I heard a new Tiger and Bunny movie is coming out and that you got the chance to see it. I like Tiger and Bunny, but not enough to watch a rushed retelling of the TV series. Is there any reason for me to watch this new movie?
Imaginary correspondent created to provide a opening segment to a review.
Hi there! Thanks for writing in. You’re right, I did get a chance to see the new Tiger and Bunny movie and I too sorta liked the Tiger and Bunny TV series but not enough to eagerly devour the exact same material all over again. This movie is indeed a re-skinning of the first few episodes of the TV series. That all said, yes it is most definitely worth your time.
Something that’s worth remembering about Tiger and Bunny is Sunrise were flying by the seat of their pants when it came to writing that story. For example, early episodes had a big focus on Blue Rose, but once it became clear that a huge part of their audience were yaoi fangirls, they swapped the focus away from her and had more swimwear photo shoots with Bunny. They created this villain in Lunatic who acted on his own morals, but then sort of forgot about him in the second half. Looking back, the writing really seemed all over the place. What’s clear about this movie is there’s a much steadier hand on the reigns this time. With their fiction fully established, they can now pace things properly and set clearer objectives within the timeframe. The story is entirely about Tiger and Bunny getting to know each other and eventually work together, and this time it’s paced much better. Bunny comes off as less of a total asshole and the culpability of the relationship not working stretches to both parties. The entire story just flows better.
In general, the main thing I came out of this movie thinking was how much the production staff learned from their mistakes on the TV series. Some of the heroes that were boring originally are massively improved in the movie. For example, did you guys ever know what Rock Bison’s superhero ability even was? I didn’t, and that’s absurd when you consider he was one of the main 8 heroes in the series. In the movie, they reveal it in this rather great sequence where he shows off his shirtless rock body to Dragon Kid. They still riff on the idea that he’s not the coolest of heroes. His new weapon is this giant catapult you might see Gundams launched from, except they literally launch Rock Bison from it. Except every time he uses it, he misses his target by a couple of feet and flies straight into a skyscraper instead. Dumb as hell, but really funny.

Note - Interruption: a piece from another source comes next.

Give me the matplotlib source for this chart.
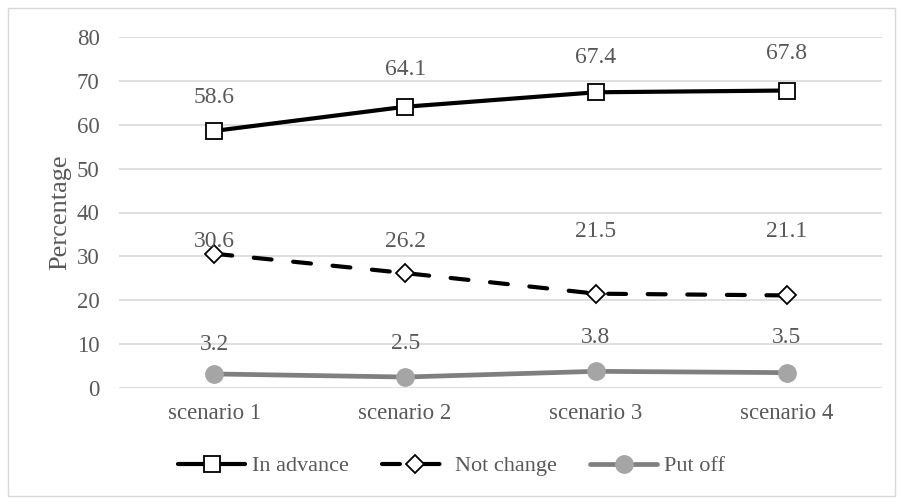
import matplotlib
matplotlib.use("Agg")
import matplotlib.pyplot as plt
from matplotlib.patches import Rectangle

categories = ["scenario 1", "scenario 2", "scenario 3", "scenario 4"]
in_advance = [58.6, 64.1, 67.4, 67.8]
not_change = [30.6, 26.2, 21.5, 21.1]
put_off = [3.2, 2.5, 3.8, 3.5]
yticks = [0, 10, 20, 30, 40, 50, 60, 70, 80]

# label offsets (points above the marker), as placed in the reference
adv_off = [24, 27, 25, 27]
nc_off = [9, 23, 45, 46]
po_off = [21, 24, 24, 25]

plt.rcParams['font.family'] = ['Liberation Serif', 'DejaVu Serif']
txt = '#595959'

fig = plt.figure(figsize=(9.03, 5.04), dpi=100)
fig.patches.append(Rectangle((8/903, 8/504), 887/903, 488/504, transform=fig.transFigure,
                             fill=False, edgecolor='#d9d9d9', linewidth=1.0))
ax = fig.add_axes([119/903, 116/504, 763/903, 351/504])
x = list(range(len(categories)))

l1, = ax.plot(x, in_advance, color='black', lw=3.0, marker='s', markersize=12,
              markerfacecolor='white', markeredgecolor='black', markeredgewidth=1.3,
              solid_capstyle='round', label='In advance', zorder=3)
l2, = ax.plot(x, not_change, color='black', lw=3.0, linestyle=(0, (4.3, 5.2)),
              dash_capstyle='round', marker='D', markersize=9.5,
              markerfacecolor='white', markeredgecolor='black', markeredgewidth=1.3,
              label='Not change', zorder=3)
l3, = ax.plot(x, put_off, color='#7f7f7f', lw=3.4, marker='o', markersize=12.5,
              markerfacecolor='#a5a5a5', markeredgecolor='#a5a5a5',
              solid_capstyle='round', label='Put off', zorder=3)

for vals, offs in [(in_advance, adv_off), (not_change, nc_off), (put_off, po_off)]:
    for xi, v, o in zip(x, vals, offs):
        ax.annotate(f"{v}", (xi, v), xytext=(0, o), textcoords='offset points',
                    ha='center', va='center', fontsize=17, color=txt)

ax.set_xlim(-0.5, 3.5)
ax.set_ylim(0, 80)
ax.set_yticks(yticks)
ax.set_xticks(x)
ax.set_xticklabels(categories)
ax.tick_params(axis='both', length=0, labelsize=16.5, labelcolor=txt)
ax.tick_params(axis='x', pad=11)
ax.tick_params(axis='y', pad=14)
ax.grid(axis='y', color='#d9d9d9', linewidth=1.2)
ax.set_axisbelow(True)
for s in ax.spines.values():
    s.set_visible(False)
ax.set_ylabel('Percentage', fontsize=19, color=txt, labelpad=4)

fig.legend(handles=[l1, l2, l3], loc='center', bbox_to_anchor=(0.5, 38/504),
           ncol=3, frameon=False, fontsize=16, handlelength=3.0, handletextpad=0.3,
           columnspacing=1.5, labelcolor=txt)

fig.savefig('out.png', dpi=100)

Speaking of Dragon Kid, she’s another character who gets way more chance to shine. She actually feels like a human being with personality this time, rather than some girl in the background that they never really knew what to do with. She’s like the rookie in the group who is more personable and interested in events. Origami Cyclone also gets a big improvement in his character. They take his ninja stuff to ridiculous levels, as it kinda always was with his character, and really milk it for humour. Even better is his brooding, sulky side, in which he sits behind everyone and makes emo comments about how popular Bunny is with the girls. The heroes talking to each other have always been my favourite part of Tiger and Bunny, and this movie only improves on that.
However, because they really try to play up and exaggerate the elements of each of the heroes personalities, it does result in some of the heroes from the TV series who were well-handled originally being diminished. Sky High is still great, there’s no worry there, but Blue Rose really isn’t. Because Blue Rose got so much screentime in the TV series, her character had a lot of depth. Not so much here, where she mainly comes off as kind of a bitch. Fire Emblem is probably the worse though. He was always a flaming gay stereotype, but he had cool parts to his character. He was a tough dude who, because of his seniority, felt like a
father mother figure to the others. In the movie, those elements seem to disappear and he comes off as even more prancy gay stereotype, except with even less likeable qualities.
What’s disappointing is they had the opportunity to show off Fire Emblem’s cool side too. One of the most interesting parts of his character is something you never learn in the TV series, instead only learning through drama CDs. They tell the story of how, when he was starting off as a hero, nobody would sponsor him because he was gay. So he said “fuck you guys, I’ll set up my own company and sponsor myself”, founded Helios Energy and became a hugely successful businessman on top of being a superhero. In a way, that almost justifies his total campness because it’s a point of pride for him. That he stuck by his flaming gay ways even in the face of adversity and succeeded. It’s a cool story, which the movie does try to cover but makes a total balls of it by not telling it properly. It says that he owns Helios Energy, but don’t say that he’s sponsored by it. The only way you’d make that connection was that if you remembered it was on his suit, and good luck remembering that one piece of info with all the corporate logos flying around.
Those minor gripes aside, this is Tiger and Bunny with a tighter focus and comes off much the better for it. I’d say roughly 30% of the movie is the same material from the TV series (+ or – 20% depending on my total inability to remember stuff correctly), but it’s cut in a way that makes it feel fresh and more vibrant than it was before. Absolutely well worth your time if you even remotely liked Tiger and Bunny. I’d even say this is a better starting point for people who have never watched the TV series. To make that judgement, I would have to see what their other movies pan out like first. That said, all they need to do is cut Jake from the story entirely, and it will automatically win.